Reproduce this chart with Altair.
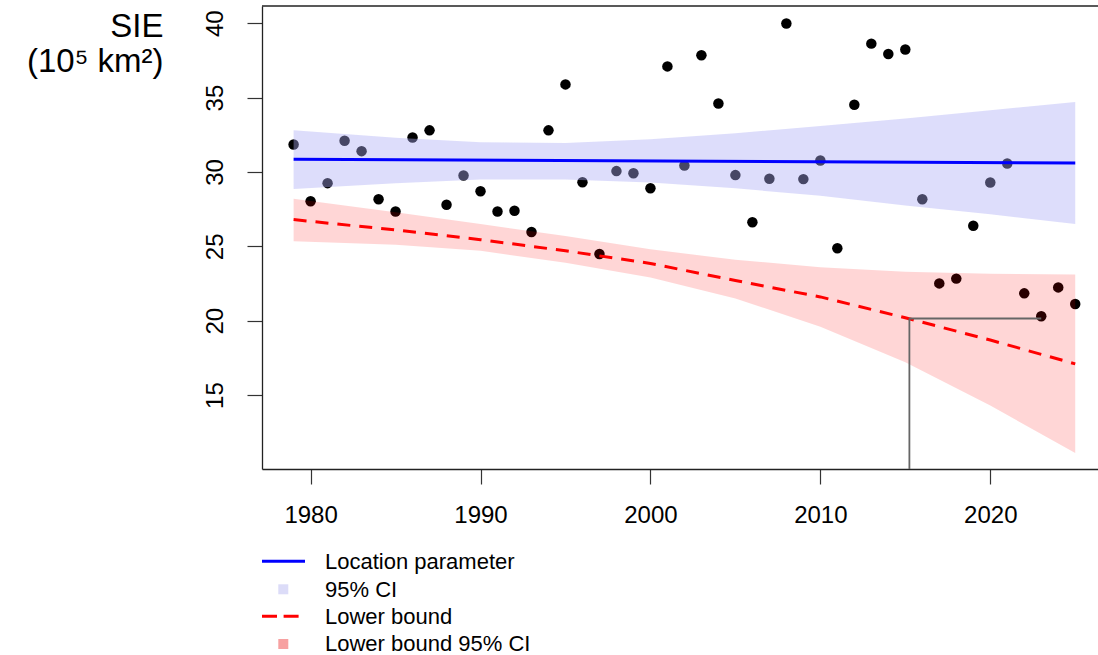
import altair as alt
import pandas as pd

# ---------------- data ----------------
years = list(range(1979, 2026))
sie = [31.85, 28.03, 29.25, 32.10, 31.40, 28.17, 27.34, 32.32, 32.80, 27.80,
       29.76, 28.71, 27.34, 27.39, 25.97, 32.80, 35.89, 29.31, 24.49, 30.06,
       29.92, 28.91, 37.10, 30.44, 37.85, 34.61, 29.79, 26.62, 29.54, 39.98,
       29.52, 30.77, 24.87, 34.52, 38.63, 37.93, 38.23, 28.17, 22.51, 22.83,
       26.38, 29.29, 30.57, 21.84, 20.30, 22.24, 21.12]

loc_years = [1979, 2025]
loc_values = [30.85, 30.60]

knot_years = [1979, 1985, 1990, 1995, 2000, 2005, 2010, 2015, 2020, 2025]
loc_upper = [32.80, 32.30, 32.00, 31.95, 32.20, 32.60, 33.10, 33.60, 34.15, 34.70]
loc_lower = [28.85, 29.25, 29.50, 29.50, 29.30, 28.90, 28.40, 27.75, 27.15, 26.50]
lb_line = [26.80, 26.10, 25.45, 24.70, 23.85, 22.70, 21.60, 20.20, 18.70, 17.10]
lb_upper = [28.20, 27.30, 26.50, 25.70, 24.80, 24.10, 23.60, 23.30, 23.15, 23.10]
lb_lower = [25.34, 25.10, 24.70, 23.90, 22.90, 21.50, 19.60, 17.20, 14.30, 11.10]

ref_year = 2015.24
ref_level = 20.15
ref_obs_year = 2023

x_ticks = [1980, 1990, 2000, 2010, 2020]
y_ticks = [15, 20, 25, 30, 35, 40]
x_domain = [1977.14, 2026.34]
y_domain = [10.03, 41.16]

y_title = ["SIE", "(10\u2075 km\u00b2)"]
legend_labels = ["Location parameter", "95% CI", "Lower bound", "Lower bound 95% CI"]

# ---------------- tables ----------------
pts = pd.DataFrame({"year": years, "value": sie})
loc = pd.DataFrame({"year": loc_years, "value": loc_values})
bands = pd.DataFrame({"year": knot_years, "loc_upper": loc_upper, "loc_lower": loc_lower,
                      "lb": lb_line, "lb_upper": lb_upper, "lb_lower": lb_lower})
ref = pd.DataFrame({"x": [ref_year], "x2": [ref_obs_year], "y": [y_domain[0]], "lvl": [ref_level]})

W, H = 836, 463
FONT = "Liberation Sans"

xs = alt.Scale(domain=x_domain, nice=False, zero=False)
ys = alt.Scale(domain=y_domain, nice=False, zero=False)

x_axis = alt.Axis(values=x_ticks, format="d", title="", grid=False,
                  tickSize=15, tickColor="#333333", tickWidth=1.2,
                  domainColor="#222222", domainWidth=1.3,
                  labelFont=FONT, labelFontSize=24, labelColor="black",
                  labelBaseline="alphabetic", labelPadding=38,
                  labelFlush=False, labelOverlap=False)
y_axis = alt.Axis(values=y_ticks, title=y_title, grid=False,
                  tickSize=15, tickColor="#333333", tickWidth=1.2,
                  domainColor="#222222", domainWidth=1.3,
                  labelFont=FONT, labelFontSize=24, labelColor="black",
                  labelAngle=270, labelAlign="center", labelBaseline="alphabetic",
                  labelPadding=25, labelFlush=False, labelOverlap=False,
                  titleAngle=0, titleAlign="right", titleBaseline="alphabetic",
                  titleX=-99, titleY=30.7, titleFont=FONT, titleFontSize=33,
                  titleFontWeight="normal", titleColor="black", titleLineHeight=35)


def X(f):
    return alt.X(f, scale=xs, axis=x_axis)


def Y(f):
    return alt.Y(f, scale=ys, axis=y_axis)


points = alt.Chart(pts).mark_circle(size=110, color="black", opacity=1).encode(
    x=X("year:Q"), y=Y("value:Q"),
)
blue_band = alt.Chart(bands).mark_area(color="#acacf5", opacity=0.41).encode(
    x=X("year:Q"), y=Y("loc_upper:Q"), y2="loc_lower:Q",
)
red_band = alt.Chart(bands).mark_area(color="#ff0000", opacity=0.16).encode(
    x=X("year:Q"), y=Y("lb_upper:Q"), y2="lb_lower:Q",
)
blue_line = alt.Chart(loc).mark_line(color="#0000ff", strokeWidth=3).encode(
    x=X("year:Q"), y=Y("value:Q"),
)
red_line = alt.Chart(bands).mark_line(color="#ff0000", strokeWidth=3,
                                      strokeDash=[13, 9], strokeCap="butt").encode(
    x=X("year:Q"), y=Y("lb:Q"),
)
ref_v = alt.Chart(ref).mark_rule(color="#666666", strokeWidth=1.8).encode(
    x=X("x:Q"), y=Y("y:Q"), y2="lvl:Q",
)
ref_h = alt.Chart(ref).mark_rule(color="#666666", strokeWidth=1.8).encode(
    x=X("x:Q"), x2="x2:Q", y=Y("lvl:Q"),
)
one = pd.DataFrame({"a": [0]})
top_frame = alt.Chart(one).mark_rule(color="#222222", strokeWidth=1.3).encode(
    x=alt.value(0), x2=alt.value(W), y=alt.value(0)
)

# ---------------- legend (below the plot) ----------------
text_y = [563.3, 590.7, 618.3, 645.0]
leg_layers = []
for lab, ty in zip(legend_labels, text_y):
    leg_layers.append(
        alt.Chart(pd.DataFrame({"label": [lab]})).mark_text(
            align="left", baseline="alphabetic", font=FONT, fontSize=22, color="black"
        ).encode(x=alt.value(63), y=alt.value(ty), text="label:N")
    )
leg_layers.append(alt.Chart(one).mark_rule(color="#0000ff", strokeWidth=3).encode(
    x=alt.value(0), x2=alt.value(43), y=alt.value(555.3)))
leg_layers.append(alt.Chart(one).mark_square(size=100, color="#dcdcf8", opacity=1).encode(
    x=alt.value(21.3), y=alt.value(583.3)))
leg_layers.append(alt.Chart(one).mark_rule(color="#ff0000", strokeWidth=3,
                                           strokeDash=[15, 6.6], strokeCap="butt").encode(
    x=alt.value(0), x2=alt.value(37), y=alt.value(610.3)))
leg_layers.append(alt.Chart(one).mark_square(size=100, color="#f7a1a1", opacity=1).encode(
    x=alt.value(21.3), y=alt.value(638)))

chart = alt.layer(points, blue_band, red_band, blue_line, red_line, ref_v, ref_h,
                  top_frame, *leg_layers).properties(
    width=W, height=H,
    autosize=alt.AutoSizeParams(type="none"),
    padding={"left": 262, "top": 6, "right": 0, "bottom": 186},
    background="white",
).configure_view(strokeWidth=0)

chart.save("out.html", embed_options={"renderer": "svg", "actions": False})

▶ [The exercise]
Copy the material above in full and exactly, skipping pictures.

▶ [Worked solution]
Reproduce this chart with Altair.
import altair as alt
import pandas as pd

# ---------------- data ----------------
years = list(range(1979, 2026))
sie = [31.85, 28.03, 29.25, 32.10, 31.40, 28.17, 27.34, 32.32, 32.80, 27.80,
       29.76, 28.71, 27.34, 27.39, 25.97, 32.80, 35.89, 29.31, 24.49, 30.06,
       29.92, 28.91, 37.10, 30.44, 37.85, 34.61, 29.79, 26.62, 29.54, 39.98,
       29.52, 30.77, 24.87, 34.52, 38.63, 37.93, 38.23, 28.17, 22.51, 22.83,
       26.38, 29.29, 30.57, 21.84, 20.30, 22.24, 21.12]

loc_years = [1979, 2025]
loc_values = [30.85, 30.60]

knot_years = [1979, 1985, 1990, 1995, 2000, 2005, 2010, 2015, 2020, 2025]
loc_upper = [32.80, 32.30, 32.00, 31.95, 32.20, 32.60, 33.10, 33.60, 34.15, 34.70]
loc_lower = [28.85, 29.25, 29.50, 29.50, 29.30, 28.90, 28.40, 27.75, 27.15, 26.50]
lb_line = [26.80, 26.10, 25.45, 24.70, 23.85, 22.70, 21.60, 20.20, 18.70, 17.10]
lb_upper = [28.20, 27.30, 26.50, 25.70, 24.80, 24.10, 23.60, 23.30, 23.15, 23.10]
lb_lower = [25.34, 25.10, 24.70, 23.90, 22.90, 21.50, 19.60, 17.20, 14.30, 11.10]

ref_year = 2015.24
ref_level = 20.15
ref_obs_year = 2023

x_ticks = [1980, 1990, 2000, 2010, 2020]
y_ticks = [15, 20, 25, 30, 35, 40]
x_domain = [1977.14, 2026.34]
y_domain = [10.03, 41.16]

y_title = ["SIE", "(10\u2075 km\u00b2)"]
legend_labels = ["Location parameter", "95% CI", "Lower bound", "Lower bound 95% CI"]

# ---------------- tables ----------------
pts = pd.DataFrame({"year": years, "value": sie})
loc = pd.DataFrame({"year": loc_years, "value": loc_values})
bands = pd.DataFrame({"year": knot_years, "loc_upper": loc_upper, "loc_lower": loc_lower,
                      "lb": lb_line, "lb_upper": lb_upper, "lb_lower": lb_lower})
ref = pd.DataFrame({"x": [ref_year], "x2": [ref_obs_year], "y": [y_domain[0]], "lvl": [ref_level]})

W, H = 836, 463
FONT = "Liberation Sans"

xs = alt.Scale(domain=x_domain, nice=False, zero=False)
ys = alt.Scale(domain=y_domain, nice=False, zero=False)

x_axis = alt.Axis(values=x_ticks, format="d", title="", grid=False,
                  tickSize=15, tickColor="#333333", tickWidth=1.2,
                  domainColor="#222222", domainWidth=1.3,
                  labelFont=FONT, labelFontSize=24, labelColor="black",
                  labelBaseline="alphabetic", labelPadding=38,
                  labelFlush=False, labelOverlap=False)
y_axis = alt.Axis(values=y_ticks, title=y_title, grid=False,
                  tickSize=15, tickColor="#333333", tickWidth=1.2,
                  domainColor="#222222", domainWidth=1.3,
                  labelFont=FONT, labelFontSize=24, labelColor="black",
                  labelAngle=270, labelAlign="center", labelBaseline="alphabetic",
                  labelPadding=25, labelFlush=False, labelOverlap=False,
                  titleAngle=0, titleAlign="right", titleBaseline="alphabetic",
                  titleX=-99, titleY=30.7, titleFont=FONT, titleFontSize=33,
                  titleFontWeight="normal", titleColor="black", titleLineHeight=35)


def X(f):
    return alt.X(f, scale=xs, axis=x_axis)


def Y(f):
    return alt.Y(f, scale=ys, axis=y_axis)


points = alt.Chart(pts).mark_circle(size=110, color="black", opacity=1).encode(
    x=X("year:Q"), y=Y("value:Q"),
)
blue_band = alt.Chart(bands).mark_area(color="#acacf5", opacity=0.41).encode(
    x=X("year:Q"), y=Y("loc_upper:Q"), y2="loc_lower:Q",
)
red_band = alt.Chart(bands).mark_area(color="#ff0000", opacity=0.16).encode(
    x=X("year:Q"), y=Y("lb_upper:Q"), y2="lb_lower:Q",
)
blue_line = alt.Chart(loc).mark_line(color="#0000ff", strokeWidth=3).encode(
    x=X("year:Q"), y=Y("value:Q"),
)
red_line = alt.Chart(bands).mark_line(color="#ff0000", strokeWidth=3,
                                      strokeDash=[13, 9], strokeCap="butt").encode(
    x=X("year:Q"), y=Y("lb:Q"),
)
ref_v = alt.Chart(ref).mark_rule(color="#666666", strokeWidth=1.8).encode(
    x=X("x:Q"), y=Y("y:Q"), y2="lvl:Q",
)
ref_h = alt.Chart(ref).mark_rule(color="#666666", strokeWidth=1.8).encode(
    x=X("x:Q"), x2="x2:Q", y=Y("lvl:Q"),
)
one = pd.DataFrame({"a": [0]})
top_frame = alt.Chart(one).mark_rule(color="#222222", strokeWidth=1.3).encode(
    x=alt.value(0), x2=alt.value(W), y=alt.value(0)
)

# ---------------- legend (below the plot) ----------------
text_y = [563.3, 590.7, 618.3, 645.0]
leg_layers = []
for lab, ty in zip(legend_labels, text_y):
    leg_layers.append(
        alt.Chart(pd.DataFrame({"label": [lab]})).mark_text(
            align="left", baseline="alphabetic", font=FONT, fontSize=22, color="black"
        ).encode(x=alt.value(63), y=alt.value(ty), text="label:N")
    )
leg_layers.append(alt.Chart(one).mark_rule(color="#0000ff", strokeWidth=3).encode(
    x=alt.value(0), x2=alt.value(43), y=alt.value(555.3)))
leg_layers.append(alt.Chart(one).mark_square(size=100, color="#dcdcf8", opacity=1).encode(
    x=alt.value(21.3), y=alt.value(583.3)))
leg_layers.append(alt.Chart(one).mark_rule(color="#ff0000", strokeWidth=3,
                                           strokeDash=[15, 6.6], strokeCap="butt").encode(
    x=alt.value(0), x2=alt.value(37), y=alt.value(610.3)))
leg_layers.append(alt.Chart(one).mark_square(size=100, color="#f7a1a1", opacity=1).encode(
    x=alt.value(21.3), y=alt.value(638)))

chart = alt.layer(points, blue_band, red_band, blue_line, red_line, ref_v, ref_h,
                  top_frame, *leg_layers).properties(
    width=W, height=H,
    autosize=alt.AutoSizeParams(type="none"),
    padding={"left": 262, "top": 6, "right": 0, "bottom": 186},
    background="white",
).configure_view(strokeWidth=0)

chart.save("out.html", embed_options={"renderer": "svg", "actions": False})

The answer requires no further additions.